▸ Information supplied
—————

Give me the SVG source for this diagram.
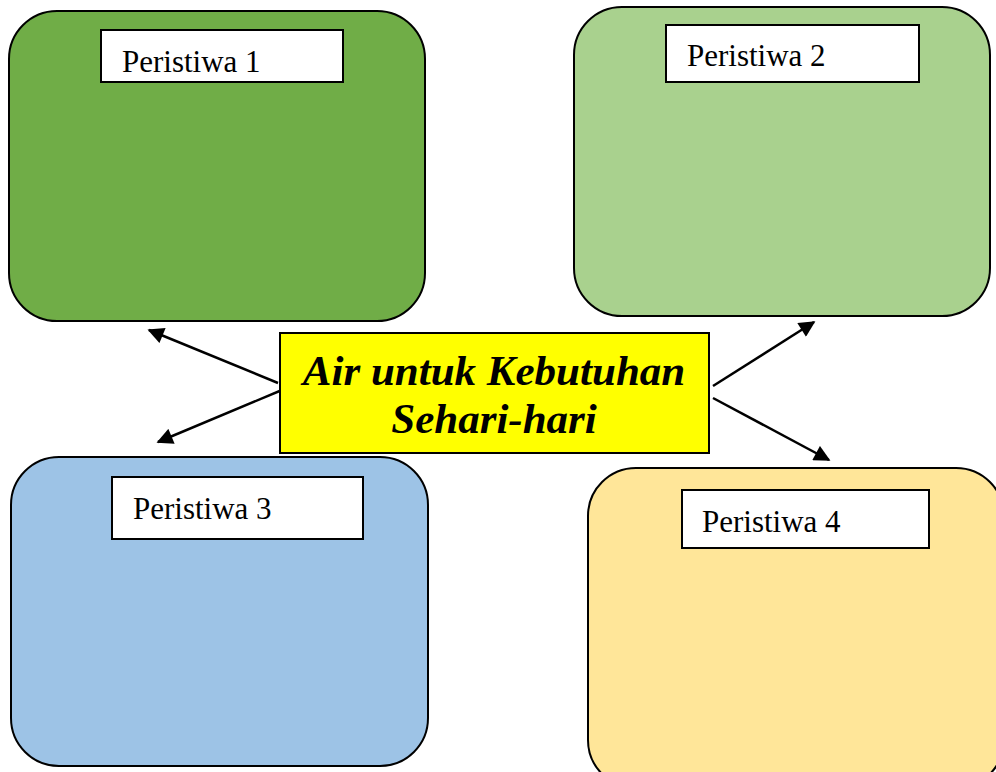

—————

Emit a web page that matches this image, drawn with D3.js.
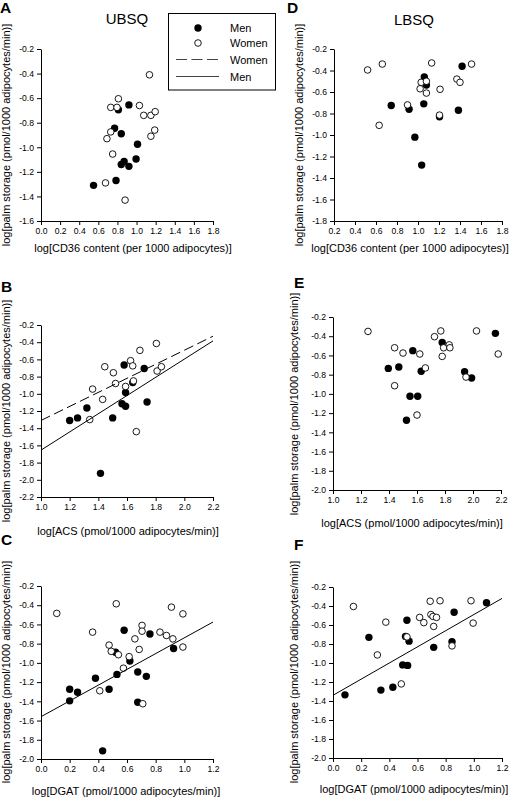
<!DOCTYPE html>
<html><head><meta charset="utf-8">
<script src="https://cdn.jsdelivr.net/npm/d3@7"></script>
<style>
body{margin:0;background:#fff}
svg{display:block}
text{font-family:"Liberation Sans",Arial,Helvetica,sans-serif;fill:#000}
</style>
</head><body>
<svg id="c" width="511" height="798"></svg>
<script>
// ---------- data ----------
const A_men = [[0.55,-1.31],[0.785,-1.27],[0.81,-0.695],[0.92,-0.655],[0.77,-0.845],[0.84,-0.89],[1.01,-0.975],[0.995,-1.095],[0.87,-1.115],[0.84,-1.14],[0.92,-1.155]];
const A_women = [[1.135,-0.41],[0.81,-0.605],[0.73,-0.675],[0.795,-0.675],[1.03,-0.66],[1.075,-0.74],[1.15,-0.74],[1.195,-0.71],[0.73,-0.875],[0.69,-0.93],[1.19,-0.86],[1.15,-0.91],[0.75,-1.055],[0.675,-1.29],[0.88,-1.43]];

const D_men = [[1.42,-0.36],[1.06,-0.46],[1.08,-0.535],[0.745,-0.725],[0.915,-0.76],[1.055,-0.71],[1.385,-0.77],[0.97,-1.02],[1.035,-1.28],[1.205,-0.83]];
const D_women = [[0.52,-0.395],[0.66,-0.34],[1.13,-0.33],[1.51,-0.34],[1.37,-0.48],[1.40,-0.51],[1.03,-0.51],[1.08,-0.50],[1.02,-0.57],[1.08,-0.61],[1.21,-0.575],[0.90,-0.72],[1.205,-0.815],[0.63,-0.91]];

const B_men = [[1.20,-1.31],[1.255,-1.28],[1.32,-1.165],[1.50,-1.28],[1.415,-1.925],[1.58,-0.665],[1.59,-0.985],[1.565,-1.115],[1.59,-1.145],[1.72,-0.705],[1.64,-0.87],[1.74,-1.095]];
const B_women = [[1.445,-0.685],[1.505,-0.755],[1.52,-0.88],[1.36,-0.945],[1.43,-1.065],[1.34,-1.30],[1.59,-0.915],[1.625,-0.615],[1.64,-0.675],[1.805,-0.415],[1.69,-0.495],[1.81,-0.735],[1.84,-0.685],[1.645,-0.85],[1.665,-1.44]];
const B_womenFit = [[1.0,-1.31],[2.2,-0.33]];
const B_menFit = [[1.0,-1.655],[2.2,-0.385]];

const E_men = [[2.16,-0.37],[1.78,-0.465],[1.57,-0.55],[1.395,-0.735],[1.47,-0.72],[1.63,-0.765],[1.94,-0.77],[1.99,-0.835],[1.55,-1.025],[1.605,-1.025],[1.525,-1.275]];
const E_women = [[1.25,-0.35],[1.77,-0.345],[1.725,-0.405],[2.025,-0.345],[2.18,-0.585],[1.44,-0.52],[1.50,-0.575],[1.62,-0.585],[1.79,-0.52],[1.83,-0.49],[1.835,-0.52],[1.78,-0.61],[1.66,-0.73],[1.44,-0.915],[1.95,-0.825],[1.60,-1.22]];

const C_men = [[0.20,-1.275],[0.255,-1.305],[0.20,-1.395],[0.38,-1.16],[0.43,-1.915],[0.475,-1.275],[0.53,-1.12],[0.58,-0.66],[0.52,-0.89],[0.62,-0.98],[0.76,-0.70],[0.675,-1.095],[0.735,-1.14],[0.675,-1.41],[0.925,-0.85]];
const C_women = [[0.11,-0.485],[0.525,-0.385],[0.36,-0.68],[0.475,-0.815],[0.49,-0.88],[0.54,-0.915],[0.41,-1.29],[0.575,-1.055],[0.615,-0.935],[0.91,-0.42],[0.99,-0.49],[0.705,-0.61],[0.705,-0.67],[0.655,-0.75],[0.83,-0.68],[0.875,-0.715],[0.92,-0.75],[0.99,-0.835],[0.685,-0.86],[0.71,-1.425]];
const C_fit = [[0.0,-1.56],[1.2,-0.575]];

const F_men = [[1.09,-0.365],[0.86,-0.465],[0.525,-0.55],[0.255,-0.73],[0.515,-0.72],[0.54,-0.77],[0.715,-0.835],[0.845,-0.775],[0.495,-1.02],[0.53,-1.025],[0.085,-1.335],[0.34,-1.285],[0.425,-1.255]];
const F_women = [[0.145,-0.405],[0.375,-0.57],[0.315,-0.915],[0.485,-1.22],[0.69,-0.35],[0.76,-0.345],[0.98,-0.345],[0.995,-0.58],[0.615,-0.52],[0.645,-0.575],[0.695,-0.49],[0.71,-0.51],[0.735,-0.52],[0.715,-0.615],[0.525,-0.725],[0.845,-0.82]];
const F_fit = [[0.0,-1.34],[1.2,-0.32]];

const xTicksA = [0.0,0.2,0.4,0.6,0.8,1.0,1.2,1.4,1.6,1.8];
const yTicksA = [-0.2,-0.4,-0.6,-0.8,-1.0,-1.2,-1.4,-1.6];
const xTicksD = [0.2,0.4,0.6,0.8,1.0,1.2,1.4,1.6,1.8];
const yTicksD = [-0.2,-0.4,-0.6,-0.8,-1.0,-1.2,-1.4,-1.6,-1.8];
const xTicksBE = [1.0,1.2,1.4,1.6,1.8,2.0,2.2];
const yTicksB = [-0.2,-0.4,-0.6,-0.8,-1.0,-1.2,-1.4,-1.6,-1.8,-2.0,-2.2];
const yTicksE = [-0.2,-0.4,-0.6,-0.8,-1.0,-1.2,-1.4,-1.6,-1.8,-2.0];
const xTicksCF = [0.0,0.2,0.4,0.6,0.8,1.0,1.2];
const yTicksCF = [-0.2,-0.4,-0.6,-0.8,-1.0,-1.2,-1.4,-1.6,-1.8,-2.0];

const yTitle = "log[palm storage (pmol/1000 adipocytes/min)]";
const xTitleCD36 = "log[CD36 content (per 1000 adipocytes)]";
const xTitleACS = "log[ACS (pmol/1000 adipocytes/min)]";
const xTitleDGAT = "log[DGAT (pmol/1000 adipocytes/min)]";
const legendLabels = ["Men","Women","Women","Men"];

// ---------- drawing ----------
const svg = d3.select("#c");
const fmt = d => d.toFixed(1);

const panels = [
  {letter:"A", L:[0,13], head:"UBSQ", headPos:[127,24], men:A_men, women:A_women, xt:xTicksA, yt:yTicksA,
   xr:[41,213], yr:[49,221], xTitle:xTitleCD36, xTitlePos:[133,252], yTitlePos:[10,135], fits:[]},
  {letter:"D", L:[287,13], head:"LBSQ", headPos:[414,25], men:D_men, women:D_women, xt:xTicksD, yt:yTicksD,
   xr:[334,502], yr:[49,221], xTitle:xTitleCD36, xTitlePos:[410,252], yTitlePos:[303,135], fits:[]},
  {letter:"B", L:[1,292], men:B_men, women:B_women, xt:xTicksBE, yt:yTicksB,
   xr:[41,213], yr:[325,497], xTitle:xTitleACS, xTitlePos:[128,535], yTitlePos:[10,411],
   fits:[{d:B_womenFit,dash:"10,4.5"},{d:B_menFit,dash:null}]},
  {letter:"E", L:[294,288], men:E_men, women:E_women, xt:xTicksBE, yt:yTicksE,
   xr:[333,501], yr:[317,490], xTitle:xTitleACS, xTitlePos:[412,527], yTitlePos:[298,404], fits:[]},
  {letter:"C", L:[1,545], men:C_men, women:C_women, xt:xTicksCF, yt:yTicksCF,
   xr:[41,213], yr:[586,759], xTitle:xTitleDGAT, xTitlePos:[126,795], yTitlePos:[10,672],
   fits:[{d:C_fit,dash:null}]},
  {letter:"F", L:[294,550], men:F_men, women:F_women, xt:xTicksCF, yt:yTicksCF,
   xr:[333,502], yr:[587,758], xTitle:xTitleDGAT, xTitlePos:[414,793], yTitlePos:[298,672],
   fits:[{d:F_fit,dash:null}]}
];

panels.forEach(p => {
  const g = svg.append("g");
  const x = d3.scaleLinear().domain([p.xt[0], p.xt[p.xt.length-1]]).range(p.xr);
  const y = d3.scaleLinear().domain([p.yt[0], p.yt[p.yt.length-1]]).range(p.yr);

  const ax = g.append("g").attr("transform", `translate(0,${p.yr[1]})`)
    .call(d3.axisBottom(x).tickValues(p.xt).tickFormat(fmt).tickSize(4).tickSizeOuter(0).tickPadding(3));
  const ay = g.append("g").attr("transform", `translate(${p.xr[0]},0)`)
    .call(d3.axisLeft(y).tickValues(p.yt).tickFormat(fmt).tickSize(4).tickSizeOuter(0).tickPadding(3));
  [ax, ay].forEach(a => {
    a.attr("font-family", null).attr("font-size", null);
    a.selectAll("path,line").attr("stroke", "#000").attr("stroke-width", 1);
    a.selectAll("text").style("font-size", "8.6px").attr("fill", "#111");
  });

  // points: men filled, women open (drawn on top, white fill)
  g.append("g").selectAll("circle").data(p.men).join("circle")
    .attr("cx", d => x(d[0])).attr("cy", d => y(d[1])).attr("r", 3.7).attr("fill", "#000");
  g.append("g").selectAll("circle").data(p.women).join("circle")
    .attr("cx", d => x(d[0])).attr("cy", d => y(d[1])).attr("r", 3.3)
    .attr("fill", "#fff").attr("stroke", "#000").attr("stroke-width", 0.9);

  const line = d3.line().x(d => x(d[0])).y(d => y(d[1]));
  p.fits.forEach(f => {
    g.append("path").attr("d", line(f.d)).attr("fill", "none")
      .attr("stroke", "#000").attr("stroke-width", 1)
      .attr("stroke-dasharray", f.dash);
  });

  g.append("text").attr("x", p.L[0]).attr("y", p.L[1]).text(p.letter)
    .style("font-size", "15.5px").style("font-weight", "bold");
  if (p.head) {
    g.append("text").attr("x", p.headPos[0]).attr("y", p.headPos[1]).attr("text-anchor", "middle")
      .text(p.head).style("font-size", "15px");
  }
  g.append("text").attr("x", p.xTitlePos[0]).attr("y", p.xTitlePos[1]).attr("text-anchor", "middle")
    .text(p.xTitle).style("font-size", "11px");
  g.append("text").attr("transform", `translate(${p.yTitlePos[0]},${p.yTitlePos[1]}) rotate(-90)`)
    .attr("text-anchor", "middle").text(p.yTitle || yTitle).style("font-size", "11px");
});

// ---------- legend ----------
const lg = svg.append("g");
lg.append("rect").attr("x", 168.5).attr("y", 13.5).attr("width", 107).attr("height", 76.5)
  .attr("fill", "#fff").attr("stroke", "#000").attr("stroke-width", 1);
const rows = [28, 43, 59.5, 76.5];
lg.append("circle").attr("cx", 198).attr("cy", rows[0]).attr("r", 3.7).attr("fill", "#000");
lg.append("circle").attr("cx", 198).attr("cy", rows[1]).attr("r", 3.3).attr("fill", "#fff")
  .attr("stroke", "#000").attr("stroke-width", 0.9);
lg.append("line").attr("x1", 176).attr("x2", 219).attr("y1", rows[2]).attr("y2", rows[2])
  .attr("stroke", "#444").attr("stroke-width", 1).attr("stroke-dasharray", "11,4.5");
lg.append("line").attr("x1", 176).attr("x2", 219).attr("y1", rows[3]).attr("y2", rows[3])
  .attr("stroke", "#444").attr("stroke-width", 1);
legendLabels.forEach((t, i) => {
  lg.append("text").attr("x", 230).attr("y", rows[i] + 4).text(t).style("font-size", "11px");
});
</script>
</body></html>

—————

▸ What to do
Going back to the data above, write out everything from the line with "Emit a web page" down to the line with "const B_menFit = [[1.0,-1.655],[2.2,-0.385]];", both included, leaving every picture out.

▸ Expected answer
Emit a web page that matches this image, drawn with D3.js.
<!DOCTYPE html>
<html><head><meta charset="utf-8">
<script src="https://cdn.jsdelivr.net/npm/d3@7"></script>
<style>
body{margin:0;background:#fff}
svg{display:block}
text{font-family:"Liberation Sans",Arial,Helvetica,sans-serif;fill:#000}
</style>
</head><body>
<svg id="c" width="511" height="798"></svg>
<script>
// ---------- data ----------
const A_men = [[0.55,-1.31],[0.785,-1.27],[0.81,-0.695],[0.92,-0.655],[0.77,-0.845],[0.84,-0.89],[1.01,-0.975],[0.995,-1.095],[0.87,-1.115],[0.84,-1.14],[0.92,-1.155]];
const A_women = [[1.135,-0.41],[0.81,-0.605],[0.73,-0.675],[0.795,-0.675],[1.03,-0.66],[1.075,-0.74],[1.15,-0.74],[1.195,-0.71],[0.73,-0.875],[0.69,-0.93],[1.19,-0.86],[1.15,-0.91],[0.75,-1.055],[0.675,-1.29],[0.88,-1.43]];

const D_men = [[1.42,-0.36],[1.06,-0.46],[1.08,-0.535],[0.745,-0.725],[0.915,-0.76],[1.055,-0.71],[1.385,-0.77],[0.97,-1.02],[1.035,-1.28],[1.205,-0.83]];
const D_women = [[0.52,-0.395],[0.66,-0.34],[1.13,-0.33],[1.51,-0.34],[1.37,-0.48],[1.40,-0.51],[1.03,-0.51],[1.08,-0.50],[1.02,-0.57],[1.08,-0.61],[1.21,-0.575],[0.90,-0.72],[1.205,-0.815],[0.63,-0.91]];

const B_men = [[1.20,-1.31],[1.255,-1.28],[1.32,-1.165],[1.50,-1.28],[1.415,-1.925],[1.58,-0.665],[1.59,-0.985],[1.565,-1.115],[1.59,-1.145],[1.72,-0.705],[1.64,-0.87],[1.74,-1.095]];
const B_women = [[1.445,-0.685],[1.505,-0.755],[1.52,-0.88],[1.36,-0.945],[1.43,-1.065],[1.34,-1.30],[1.59,-0.915],[1.625,-0.615],[1.64,-0.675],[1.805,-0.415],[1.69,-0.495],[1.81,-0.735],[1.84,-0.685],[1.645,-0.85],[1.665,-1.44]];
const B_womenFit = [[1.0,-1.31],[2.2,-0.33]];
const B_menFit = [[1.0,-1.655],[2.2,-0.385]];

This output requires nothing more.